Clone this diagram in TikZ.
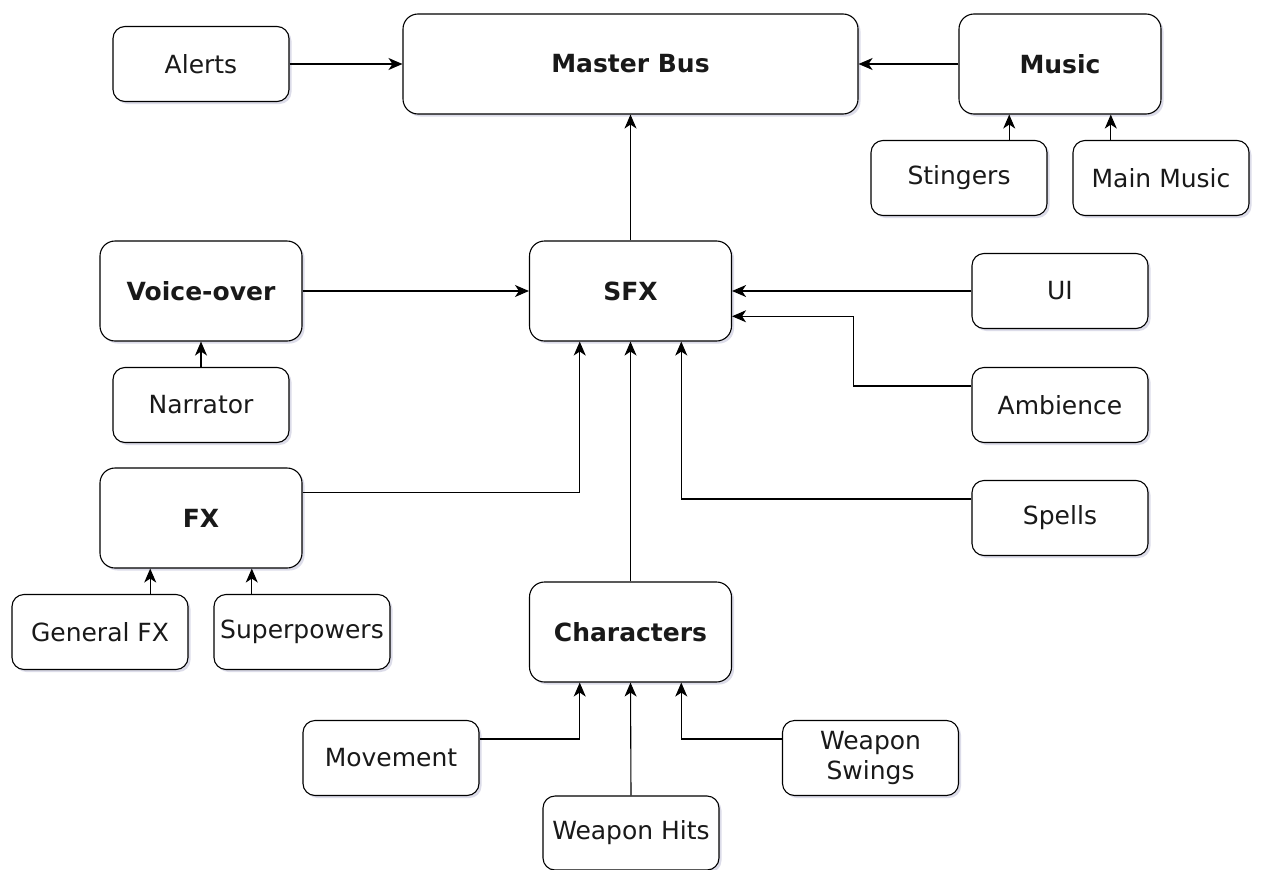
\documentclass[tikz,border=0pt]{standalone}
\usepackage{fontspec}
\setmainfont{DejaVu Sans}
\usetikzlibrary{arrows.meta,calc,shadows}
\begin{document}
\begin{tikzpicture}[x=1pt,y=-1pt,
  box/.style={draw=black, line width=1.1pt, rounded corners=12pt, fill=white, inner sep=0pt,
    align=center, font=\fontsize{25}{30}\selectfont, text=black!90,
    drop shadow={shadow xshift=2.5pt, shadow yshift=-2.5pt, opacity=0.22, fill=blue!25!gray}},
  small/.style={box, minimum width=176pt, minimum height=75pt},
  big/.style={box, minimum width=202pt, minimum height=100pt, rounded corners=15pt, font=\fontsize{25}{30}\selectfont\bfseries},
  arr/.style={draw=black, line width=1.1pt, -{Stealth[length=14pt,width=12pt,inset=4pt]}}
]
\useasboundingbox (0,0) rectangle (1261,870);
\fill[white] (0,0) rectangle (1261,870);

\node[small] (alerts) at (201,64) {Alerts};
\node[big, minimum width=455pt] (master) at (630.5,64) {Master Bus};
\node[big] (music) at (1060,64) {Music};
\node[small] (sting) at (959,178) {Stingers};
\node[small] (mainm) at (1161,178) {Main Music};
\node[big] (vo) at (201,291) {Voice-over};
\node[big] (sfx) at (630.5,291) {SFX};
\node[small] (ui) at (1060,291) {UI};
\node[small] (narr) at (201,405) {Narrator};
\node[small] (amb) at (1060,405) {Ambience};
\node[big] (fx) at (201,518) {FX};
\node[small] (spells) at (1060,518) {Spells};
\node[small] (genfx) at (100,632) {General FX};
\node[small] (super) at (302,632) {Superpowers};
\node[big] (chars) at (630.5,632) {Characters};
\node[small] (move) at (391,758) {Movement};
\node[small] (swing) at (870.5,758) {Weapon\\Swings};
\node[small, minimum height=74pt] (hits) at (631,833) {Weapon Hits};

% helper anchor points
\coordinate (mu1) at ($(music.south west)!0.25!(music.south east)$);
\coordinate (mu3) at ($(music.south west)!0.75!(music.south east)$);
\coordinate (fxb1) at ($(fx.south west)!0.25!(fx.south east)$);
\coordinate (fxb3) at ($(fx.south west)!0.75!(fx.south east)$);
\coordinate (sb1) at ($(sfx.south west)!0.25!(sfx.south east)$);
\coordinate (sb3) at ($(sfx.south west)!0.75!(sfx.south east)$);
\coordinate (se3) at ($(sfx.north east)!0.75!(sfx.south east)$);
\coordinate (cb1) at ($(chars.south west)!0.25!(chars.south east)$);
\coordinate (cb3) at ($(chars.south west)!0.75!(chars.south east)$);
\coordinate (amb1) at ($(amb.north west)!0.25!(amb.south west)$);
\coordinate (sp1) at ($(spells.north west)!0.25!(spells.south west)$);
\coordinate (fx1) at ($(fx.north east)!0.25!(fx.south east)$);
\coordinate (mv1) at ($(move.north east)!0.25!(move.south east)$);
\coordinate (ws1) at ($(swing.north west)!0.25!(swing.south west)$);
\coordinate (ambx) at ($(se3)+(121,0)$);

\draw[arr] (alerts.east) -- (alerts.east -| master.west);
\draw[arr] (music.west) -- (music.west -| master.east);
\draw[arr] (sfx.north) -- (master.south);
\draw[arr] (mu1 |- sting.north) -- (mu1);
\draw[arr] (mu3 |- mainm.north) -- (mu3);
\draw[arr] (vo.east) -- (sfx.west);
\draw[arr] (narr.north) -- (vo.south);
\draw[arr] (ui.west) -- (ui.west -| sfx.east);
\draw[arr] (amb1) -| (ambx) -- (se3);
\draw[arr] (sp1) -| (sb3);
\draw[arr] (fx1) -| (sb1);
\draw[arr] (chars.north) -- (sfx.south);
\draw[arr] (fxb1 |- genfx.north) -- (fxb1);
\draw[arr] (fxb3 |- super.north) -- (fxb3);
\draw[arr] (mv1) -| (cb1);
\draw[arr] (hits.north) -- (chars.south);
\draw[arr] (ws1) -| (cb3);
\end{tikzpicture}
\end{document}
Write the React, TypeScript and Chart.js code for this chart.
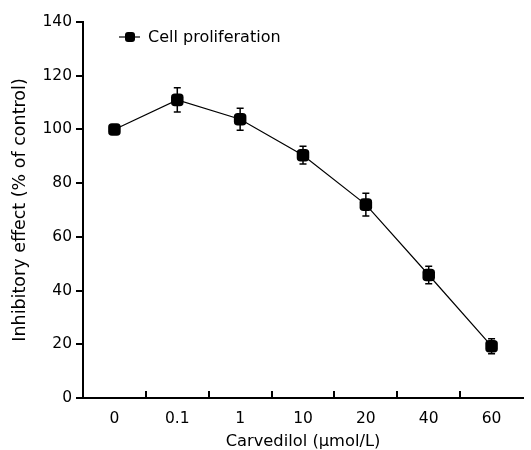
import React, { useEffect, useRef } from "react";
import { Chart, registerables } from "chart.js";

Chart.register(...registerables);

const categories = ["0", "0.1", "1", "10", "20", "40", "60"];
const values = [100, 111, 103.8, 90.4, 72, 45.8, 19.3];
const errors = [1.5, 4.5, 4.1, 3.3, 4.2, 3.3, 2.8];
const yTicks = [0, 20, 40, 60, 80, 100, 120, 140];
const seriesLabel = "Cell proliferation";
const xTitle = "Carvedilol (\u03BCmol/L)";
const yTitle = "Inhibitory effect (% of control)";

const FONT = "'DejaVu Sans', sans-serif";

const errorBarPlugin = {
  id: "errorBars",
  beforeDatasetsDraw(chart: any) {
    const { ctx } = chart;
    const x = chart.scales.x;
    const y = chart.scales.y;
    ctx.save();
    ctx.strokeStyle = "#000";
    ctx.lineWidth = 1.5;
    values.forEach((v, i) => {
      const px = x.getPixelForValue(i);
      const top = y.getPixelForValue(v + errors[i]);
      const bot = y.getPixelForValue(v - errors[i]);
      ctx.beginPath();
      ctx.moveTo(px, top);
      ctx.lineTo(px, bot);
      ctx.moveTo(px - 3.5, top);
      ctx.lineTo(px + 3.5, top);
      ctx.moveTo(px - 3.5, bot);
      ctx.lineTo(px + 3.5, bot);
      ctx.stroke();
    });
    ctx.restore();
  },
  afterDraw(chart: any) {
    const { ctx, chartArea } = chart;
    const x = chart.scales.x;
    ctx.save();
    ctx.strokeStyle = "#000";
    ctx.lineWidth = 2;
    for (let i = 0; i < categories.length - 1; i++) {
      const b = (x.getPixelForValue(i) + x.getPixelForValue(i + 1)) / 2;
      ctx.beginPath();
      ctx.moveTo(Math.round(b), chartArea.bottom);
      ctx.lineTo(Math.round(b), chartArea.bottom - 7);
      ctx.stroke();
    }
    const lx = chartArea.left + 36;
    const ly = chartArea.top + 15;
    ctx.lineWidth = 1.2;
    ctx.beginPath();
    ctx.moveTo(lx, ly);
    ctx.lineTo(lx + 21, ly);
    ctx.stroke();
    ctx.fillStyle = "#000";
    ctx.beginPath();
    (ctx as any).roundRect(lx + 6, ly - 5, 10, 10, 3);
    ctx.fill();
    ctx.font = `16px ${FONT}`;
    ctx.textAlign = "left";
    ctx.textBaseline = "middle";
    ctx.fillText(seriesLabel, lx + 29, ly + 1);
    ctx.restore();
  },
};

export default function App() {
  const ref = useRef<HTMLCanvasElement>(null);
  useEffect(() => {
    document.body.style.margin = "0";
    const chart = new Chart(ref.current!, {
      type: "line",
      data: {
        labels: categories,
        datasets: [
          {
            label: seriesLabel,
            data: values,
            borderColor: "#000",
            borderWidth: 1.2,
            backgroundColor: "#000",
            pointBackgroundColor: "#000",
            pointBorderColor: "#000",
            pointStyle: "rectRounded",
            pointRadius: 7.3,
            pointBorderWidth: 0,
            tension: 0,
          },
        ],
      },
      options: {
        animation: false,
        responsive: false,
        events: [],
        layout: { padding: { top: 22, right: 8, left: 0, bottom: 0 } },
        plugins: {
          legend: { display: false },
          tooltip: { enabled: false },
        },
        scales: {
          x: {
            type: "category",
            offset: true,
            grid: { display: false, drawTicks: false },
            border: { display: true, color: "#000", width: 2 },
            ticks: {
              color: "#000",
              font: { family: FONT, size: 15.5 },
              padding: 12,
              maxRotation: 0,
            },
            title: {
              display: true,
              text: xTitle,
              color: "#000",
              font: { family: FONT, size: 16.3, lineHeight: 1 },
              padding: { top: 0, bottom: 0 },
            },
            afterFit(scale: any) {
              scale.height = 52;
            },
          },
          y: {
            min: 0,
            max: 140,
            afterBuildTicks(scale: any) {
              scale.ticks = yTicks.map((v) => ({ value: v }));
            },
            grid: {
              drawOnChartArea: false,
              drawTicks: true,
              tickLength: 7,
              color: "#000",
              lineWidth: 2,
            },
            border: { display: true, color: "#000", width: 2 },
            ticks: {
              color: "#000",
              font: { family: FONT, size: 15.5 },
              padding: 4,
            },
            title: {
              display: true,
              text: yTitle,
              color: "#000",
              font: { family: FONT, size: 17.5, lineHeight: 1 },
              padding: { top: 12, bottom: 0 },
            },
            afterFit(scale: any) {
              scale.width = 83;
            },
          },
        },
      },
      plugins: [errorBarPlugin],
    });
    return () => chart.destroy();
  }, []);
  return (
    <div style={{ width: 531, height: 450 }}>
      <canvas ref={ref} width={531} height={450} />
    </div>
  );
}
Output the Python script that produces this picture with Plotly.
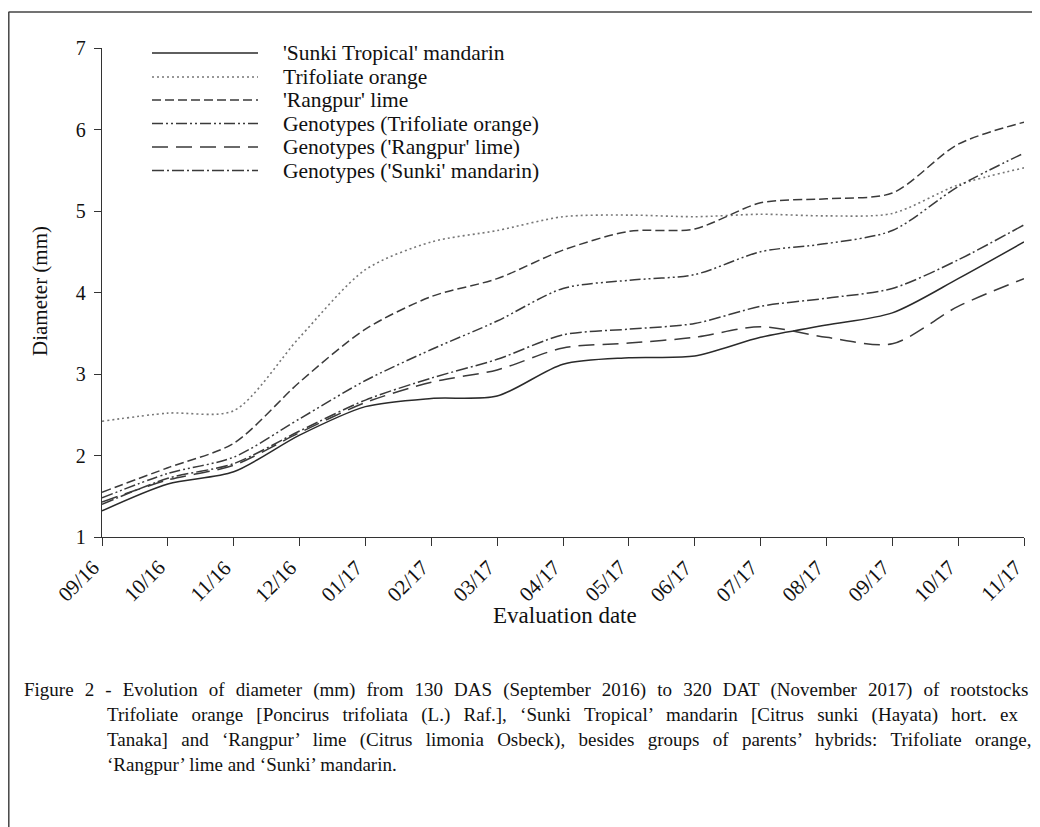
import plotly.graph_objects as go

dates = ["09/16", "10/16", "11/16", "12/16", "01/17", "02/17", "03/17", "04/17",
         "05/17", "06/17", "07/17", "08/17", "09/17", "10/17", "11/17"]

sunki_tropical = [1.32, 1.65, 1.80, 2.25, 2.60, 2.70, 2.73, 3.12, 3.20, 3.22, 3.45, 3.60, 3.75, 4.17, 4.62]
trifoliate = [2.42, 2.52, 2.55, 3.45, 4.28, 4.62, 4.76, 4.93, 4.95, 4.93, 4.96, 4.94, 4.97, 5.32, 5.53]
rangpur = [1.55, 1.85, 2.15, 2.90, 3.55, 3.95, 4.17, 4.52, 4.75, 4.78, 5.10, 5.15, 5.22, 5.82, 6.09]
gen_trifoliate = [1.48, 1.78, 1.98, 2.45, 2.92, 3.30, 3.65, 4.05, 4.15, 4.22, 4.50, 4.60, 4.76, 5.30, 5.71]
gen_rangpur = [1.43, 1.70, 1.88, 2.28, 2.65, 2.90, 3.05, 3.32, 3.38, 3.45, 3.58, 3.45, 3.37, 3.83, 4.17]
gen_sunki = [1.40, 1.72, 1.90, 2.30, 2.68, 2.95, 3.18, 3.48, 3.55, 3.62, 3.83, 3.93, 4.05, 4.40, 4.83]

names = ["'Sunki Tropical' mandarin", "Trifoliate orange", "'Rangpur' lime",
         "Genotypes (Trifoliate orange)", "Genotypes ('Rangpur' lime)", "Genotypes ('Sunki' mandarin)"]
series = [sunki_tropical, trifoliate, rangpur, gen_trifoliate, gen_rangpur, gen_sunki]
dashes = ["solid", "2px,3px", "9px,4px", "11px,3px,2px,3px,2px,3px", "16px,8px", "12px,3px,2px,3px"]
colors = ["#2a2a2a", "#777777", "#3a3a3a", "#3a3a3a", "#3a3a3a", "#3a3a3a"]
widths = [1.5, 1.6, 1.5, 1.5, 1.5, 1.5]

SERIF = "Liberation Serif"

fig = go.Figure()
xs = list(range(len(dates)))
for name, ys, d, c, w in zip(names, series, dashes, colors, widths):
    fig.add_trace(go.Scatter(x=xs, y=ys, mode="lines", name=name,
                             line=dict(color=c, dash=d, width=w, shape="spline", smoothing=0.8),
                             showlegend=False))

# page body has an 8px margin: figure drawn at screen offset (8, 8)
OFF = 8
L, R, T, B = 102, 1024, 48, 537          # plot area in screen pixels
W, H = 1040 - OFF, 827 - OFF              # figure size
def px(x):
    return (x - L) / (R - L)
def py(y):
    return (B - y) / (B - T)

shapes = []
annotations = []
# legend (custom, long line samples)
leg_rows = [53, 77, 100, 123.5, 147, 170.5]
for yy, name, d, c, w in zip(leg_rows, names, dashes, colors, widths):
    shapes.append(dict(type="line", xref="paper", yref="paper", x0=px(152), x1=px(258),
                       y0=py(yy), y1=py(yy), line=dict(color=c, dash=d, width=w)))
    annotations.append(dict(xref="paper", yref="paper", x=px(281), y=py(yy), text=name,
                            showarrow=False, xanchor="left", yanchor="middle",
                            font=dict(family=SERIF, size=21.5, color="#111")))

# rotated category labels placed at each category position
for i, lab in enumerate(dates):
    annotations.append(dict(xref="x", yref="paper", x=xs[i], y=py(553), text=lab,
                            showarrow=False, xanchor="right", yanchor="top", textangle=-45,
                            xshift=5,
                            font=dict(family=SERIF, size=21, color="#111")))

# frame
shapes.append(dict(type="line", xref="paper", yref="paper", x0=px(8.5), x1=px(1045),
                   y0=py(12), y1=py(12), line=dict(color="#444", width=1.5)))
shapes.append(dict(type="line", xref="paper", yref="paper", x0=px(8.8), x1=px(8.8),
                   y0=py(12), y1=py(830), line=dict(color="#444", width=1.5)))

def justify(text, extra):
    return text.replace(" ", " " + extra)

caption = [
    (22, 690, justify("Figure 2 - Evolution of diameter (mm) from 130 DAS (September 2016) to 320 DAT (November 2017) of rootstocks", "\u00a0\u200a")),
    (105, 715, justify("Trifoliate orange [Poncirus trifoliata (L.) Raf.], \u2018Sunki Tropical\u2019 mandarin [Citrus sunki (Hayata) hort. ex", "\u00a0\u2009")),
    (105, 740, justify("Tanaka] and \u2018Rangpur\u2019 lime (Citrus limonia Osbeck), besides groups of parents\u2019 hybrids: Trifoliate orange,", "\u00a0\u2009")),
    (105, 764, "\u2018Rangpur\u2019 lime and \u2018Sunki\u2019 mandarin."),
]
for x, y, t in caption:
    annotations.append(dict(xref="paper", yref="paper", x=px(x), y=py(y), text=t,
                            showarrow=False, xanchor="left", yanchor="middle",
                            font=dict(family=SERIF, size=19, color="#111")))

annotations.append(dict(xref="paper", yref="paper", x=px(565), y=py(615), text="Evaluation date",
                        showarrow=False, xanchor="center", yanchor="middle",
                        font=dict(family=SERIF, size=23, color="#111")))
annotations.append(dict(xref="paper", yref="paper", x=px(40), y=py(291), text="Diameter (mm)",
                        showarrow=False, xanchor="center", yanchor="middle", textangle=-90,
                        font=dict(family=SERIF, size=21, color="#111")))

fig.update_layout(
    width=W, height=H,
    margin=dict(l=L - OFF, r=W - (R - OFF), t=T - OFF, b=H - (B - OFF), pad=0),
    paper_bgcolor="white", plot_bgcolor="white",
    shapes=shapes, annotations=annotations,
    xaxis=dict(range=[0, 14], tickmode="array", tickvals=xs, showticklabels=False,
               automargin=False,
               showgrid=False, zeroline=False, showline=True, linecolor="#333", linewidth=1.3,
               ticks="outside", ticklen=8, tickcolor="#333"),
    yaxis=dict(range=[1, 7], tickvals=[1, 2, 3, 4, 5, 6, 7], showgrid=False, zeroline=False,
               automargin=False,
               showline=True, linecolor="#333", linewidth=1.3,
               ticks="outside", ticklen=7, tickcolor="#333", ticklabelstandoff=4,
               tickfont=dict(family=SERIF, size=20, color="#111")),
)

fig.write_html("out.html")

======

Work to be completed:
Both the line containing "Write the React, TypeScript" and the line containing "Chart.register(...registerables);" belong in the copy, along with every line between them. Reproduce that stretch exactly, without the pictures.

Output of the exercise:
Write the React, TypeScript and Chart.js code for this chart.
import React, { useEffect, useRef } from "react";
import { Chart, registerables } from "chart.js";

Chart.register(...registerables);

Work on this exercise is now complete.